Step 3. Dry fit your concrete blocks.

  • Once you have your spot cleared and the dirt is revealed, dry fit the first layer of concrete blocks. Place a circle of 10 blocks in the exact space of choice.
  • Mark the outer edge of the blocks with your a shovel.
  • Remove the blocks and set aside.

Step 4. Start digging.

  • Using your shovel, dig down about 2 inches where the concrete blocks will sit.
  • If you opted to level the ground, bust out your level, assess the ground and use your steel tamper to even the dirt until level.

Step 5. Lay paver base.

  • Cut open your bag of paver base.
  • Evenly spread the paver base throughout the entire cleared space, including the inside circle AND under where the concrete blocks will be. Consider leveling and packing down with a steel tamper.
  • Connect your hose and dampen the paver base until softly saturated with water. The liquid enable the paver base powder to activate and become solid. Or fill multiple buckets of water and fully saturate the base with water.

 

Step 6. Assemble your concrete blocks.

Note: if you opted to apply landscape block adhesive, apply multiple beads of adhesive between each layer of stacked blocks. Skip the adhesive for a more rustic (and removable) approach.
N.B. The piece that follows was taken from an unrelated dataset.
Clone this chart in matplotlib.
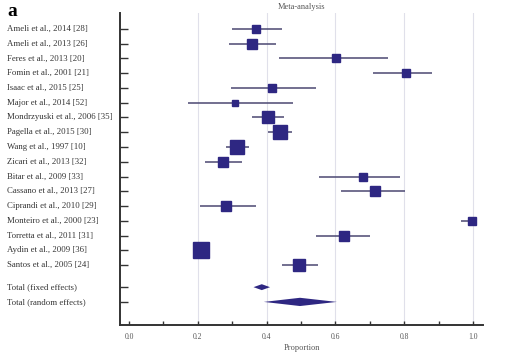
import numpy as np
import matplotlib.pyplot as plt
import matplotlib.transforms as mtransforms

plt.rcParams['font.family'] = ['Liberation Serif', 'DejaVu Serif']

studies = ["Ameli et al., 2014 [28]", "Ameli et al., 2013 [26]", "Feres et al., 2013 [20]",
           "Fomin et al., 2001 [21]", "Isaac et al., 2015 [25]", "Major et al., 2014 [52]",
           "Mondrzyuski et al., 2006 [35]", "Pagella et al., 2015 [30]", "Wang et al., 1997 [10]",
           "Zicari et al., 2013 [32]", "Bitar et al., 2009 [33]", "Cassano et al., 2013 [27]",
           "Ciprandi et al., 2010 [29]", "Monteiro et al., 2000 [23]", "Torretta et al., 2011 [31]",
           "Aydin et al., 2009 [36]", "Santos et al., 2005 [24]"]
estimate = [0.368, 0.357, 0.602, 0.806, 0.416, 0.308, 0.405, 0.438, 0.314,
            0.272, 0.679, 0.716, 0.282, 0.998, 0.625, 0.210, 0.495]
ci_low = [0.300, 0.290, 0.436, 0.710, 0.296, 0.172, 0.358, 0.403, 0.282,
          0.222, 0.552, 0.616, 0.206, 0.966, 0.544, 0.195, 0.444]
ci_high = [0.445, 0.427, 0.752, 0.881, 0.545, 0.476, 0.452, 0.473, 0.350,
           0.328, 0.789, 0.801, 0.369, 1.000, 0.700, 0.235, 0.548]
weights = [3.9, 6.1, 3.0, 3.9, 3.0, 2.6, 7.4, 10.3, 10.3, 6.1, 3.0, 4.4, 4.4, 3.9, 5.0, 13.8, 8.8]

totals = ["Total (fixed effects)", "Total (random effects)"]
total_est = [0.386, 0.497]
total_low = [0.362, 0.392]
total_high = [0.410, 0.604]

navy = "#2e2782"
line_col = "#4b4872"
txt_col = "#333333"

fig = plt.figure(figsize=(5.13, 3.62), dpi=100)
ax = fig.add_axes([0.234, 0.102, 0.7075, 0.862])

ypos = np.arange(len(studies))
ytot = [len(studies) + 0.5, len(studies) + 1.5]

for xv in [0.2, 0.4, 0.6, 0.8, 1.0]:
    ax.axvline(xv, color="#e0e0ea", lw=0.8, zorder=0)

ax.hlines(ypos, ci_low, ci_high, color=line_col, lw=1.1, zorder=2)
for y, e, w in zip(ypos, estimate, weights):
    ax.plot(e, y, marker="s", ms=3.1 * np.sqrt(w), color=navy, mec=navy, zorder=3)

dh = [0.2, 0.28]
for y, e, lo, hi, h in zip(ytot, total_est, total_low, total_high, dh):
    ax.fill([lo, e, hi, e], [y, y - h, y, y + h], color=navy, lw=0, zorder=3)

ax.set_xlim(-0.026, 1.029)
ax.set_ylim(20.07, -1.08)

ax.set_yticks(list(ypos) + ytot)
ax.set_yticklabels([])
tr = mtransforms.blended_transform_factory(fig.transFigure, ax.transData)
for y, lab in zip(list(ypos) + ytot, studies + totals):
    ax.text(7 / 513, y, lab, transform=tr, ha="left", va="center", fontsize=6.3, color=txt_col)

ax.set_xticks([0.0, 0.2, 0.4, 0.6, 0.8, 1.0])
ax.set_xticklabels(["0.0", "0.2", "0.4", "0.6", "0.8", "1.0"], fontsize=5.5, color="#555555")
ax.set_xticks(np.arange(0.1, 1.0, 0.2), minor=True)
ax.tick_params(axis="x", which="both", direction="in", length=3.2, width=1.0, color="#333333", pad=6)
ax.tick_params(axis="y", direction="in", length=5.8, width=1.0, color="#333333")

for s in ["top", "right"]:
    ax.spines[s].set_visible(False)
for s in ["left", "bottom"]:
    ax.spines[s].set_linewidth(1.4)
    ax.spines[s].set_color("#333333")

ax.set_xlabel("Proportion", fontsize=6, color="#555555", labelpad=2)
ax.set_title("Meta-analysis", fontsize=6, color="#555555", pad=3)
fig.text(12 / 513, 1 - 11 / 362, "a", fontsize=14, fontweight="bold", ha="center", va="center")

fig.savefig("out.png", dpi=100)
  • You bought 30 concrete blocks. Use 10 for each layer.
  • Lay the first 10 concrete blocks in the a circle, lip side down. Adjust until tightly connected / touching.
  • Apply the next layer of concrete blocks in a brick style, lip side up. The second layer should sit in the middle of each layer-one divider. Snag a quick look at how bricks are stacked for a reference point.
  • Assemble layer three in a brick style, lip side face up. To clarify, the first layer is all face down, the second layer is all face up and the third layer is all face down. Ignore the up-down alternation

Step 7. Dump the pebbles.

  • Why pebbles? The pea pebbles enable the fire pit to properly drain all liquid, especially when it rains. A moist fire pit bottom layer doesn’t easily yield a roaring fire. The day after a rain, your dirt-bottomed pit will still be more water saturated than the pebble-bottomed alternative.
  • Spread the pebbles until evenly covering the paver base within the concrete blocks.

 

Now go invite over everyone you know.

Are you ready to test this bad boy? Pile up a unreasonable amount of pine straw or newspaper or dryer lint underneath tiny twigs, larger sticks and aged wood or dry pallet wood. Light ‘er up, pull up a chair and enjoy the billowing, roasty fragrance of your backyard getaway. Your breathe-easy moment in the beauty of nature. You literal staycation. Go ahead and set a date for your fire pit’s grand opening party. Bring on the flame-engulfed marshmallows, melty chocolate bars and crispy graham crackers. Perhaps you could put on your mixologist hat and craft some OG cocktails with homemade bitters for all to sip on – warming spirits in every way (amirite?). Get lit. Well, don’t actually light yourself on fire. Or bev too hard. There’s a chance that ethanol is slightly flammable, so rage responsibly.

Note: the gray-blue pebbles, you ask? Slate stone. We laid 3 cubit yards of it in our backyard in a horseshoe layout. Bordered by gravel. Our DIY picnic table and raised-bed garden fit right into the flow.